Ceci est un drame, point d’humour ou de joie, ne comptez pas dessus pour vous remonter le moral ou vous détendre, et à ne surtout pas aller voir en cas d’humeur triste ou tendue. « Babel » n’est pas mauvais, mais ce n’est pas un chef d’oeuvre non plus. C’est le récit de trois histoires dans les quatre coins du monde, l’une au Maroc, l’autre aux Etats-unis en passant par le Mexique et enfin la dernière au Japon. Toutes vont finir par se rejoindre à un moment donné mais il faut vraiment s’armer de patience, beaucoup de patience, car le bout du tunnel ne va commencer à apparaître que vers une bonne heure pendant laquelle on n’aura pas encore trop compris ce qui se passe. On s’impatiente par moments, on est même exaspéré parfois, on se demande à quoi rime tout ça, mais au bout du compte tout finit par s’expliquer. Dans ce genre de procédé, il faut savoir changer de rythme lors du dénouement, mais en fait ici non, la lenteur est de mise et ça ne s’accélère que bien trop tard. L’erreur est également fatale pour cette typologique de narration, et justement il y en a eu pas mal, elles viennent nous rappeller à quel point les américains adorent en rajouter. À commencer par les clichés, que de clichés ! Montrer le visage pauvre du Maroc ou du Mexique, dépeindre la misère et le mode de vie primitif de certaines populations, on veut bien, ce sont des choses qui existent, mais pourquoi donc persister à sous-évaluer également son contraste lorsqu’il s’agit de montrer le coté moderne de ces pays, tout aussi anarchique et insignifiant que les images veulent le prétendre ? Ce film dénonce l’autorité policière et son incompétence, mais est-ce
crédible quand les gendarmes commencent par brutaliser des pauvres bergers sans défense avant même de leur adresser la parole ? Qu’il menottent des vieillards au milieu d’un désert ? N’est-il pas exagéré de la part du réalisateur de les faire s’acharner à tirer des coup de feux à plusieurs, alors qu’ils ont déjà cernés des fugitifs terrorisés et peu hostiles, qui n’ont nulle part où fuir de surcroît ? Enfin, est-ce qu’un tel manque de prudence et de professionalisme est réaliste dans un poste aux frontières
aussi critique ? De grosses tâches noires qui viennent compliquer celle d’un style qui a déjà du mal à être appréhendé avec enthousiasme. En fait, c’est même paradoxal quand on y pense, car le film tombe dans une typologie de clichés similaire à celle qu’il condamne justement.

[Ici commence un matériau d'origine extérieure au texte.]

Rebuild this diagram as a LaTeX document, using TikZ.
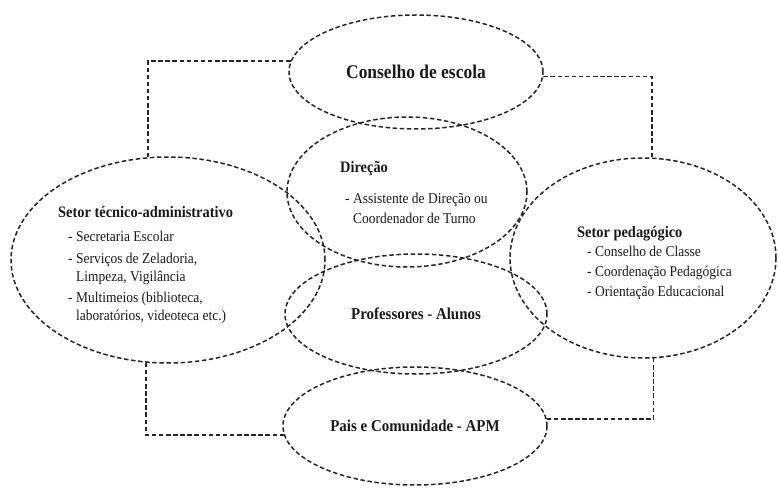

Une grossière erreur est aussi d’avoir impliqué
simultanément les enfants d’un couple déjà bien malchanceux dans des péripéties aussi extravagantes. L’effet papillon, pourquoi pas, mais il aurait fallu faire preuve de plus d’imagination que d’embarquer et leur nounou et leurs deux gosses dans une histoire invraisemblable conséquence d’une mésaventure en elle-même inédite, ça fait
trop de mauvais sorts en même temps pour une seule et même famille quand même ! J’évite de m’attarder sur tout ce non sens
lié à la stupidité de la nounou vu les risques qu’elle prends, sur le seul baiser échangé par le couple occasioné par la femme qui est en train de pisser au même moment, et sur l’histoire japonaise
qu’on ne sait toujours pas comment interpréter. Pourtant il y a de bonnes idées dans « Babel », le traitement médiatique de l’affaire qui laisse songeur, l’absurdité des démarches administratives et réactions d’ordre politique qui nous révoltent, le manque de coopération entre peuples différents, la bonté et la confiance des gens simples contrastées avec l’hostilité et la méfiance de gens plus aisés, et enfin la Loi de Murphy démontrée suivant une démarche originale et des protagonistes dont on retiendra bien des leçons de leurs mauvaises décisions. Avec un peu plus de rigueur sur la plausabilité du scénario, d’éclaircissements de certains points de vue, de retenue sur une vision trop américanisée des choses et une meilleure gestion du rythme, « Babel » aurait côtoyé les cieux, mais je trouve son langage reste assez peu universel pour atteindre autant de hauteur.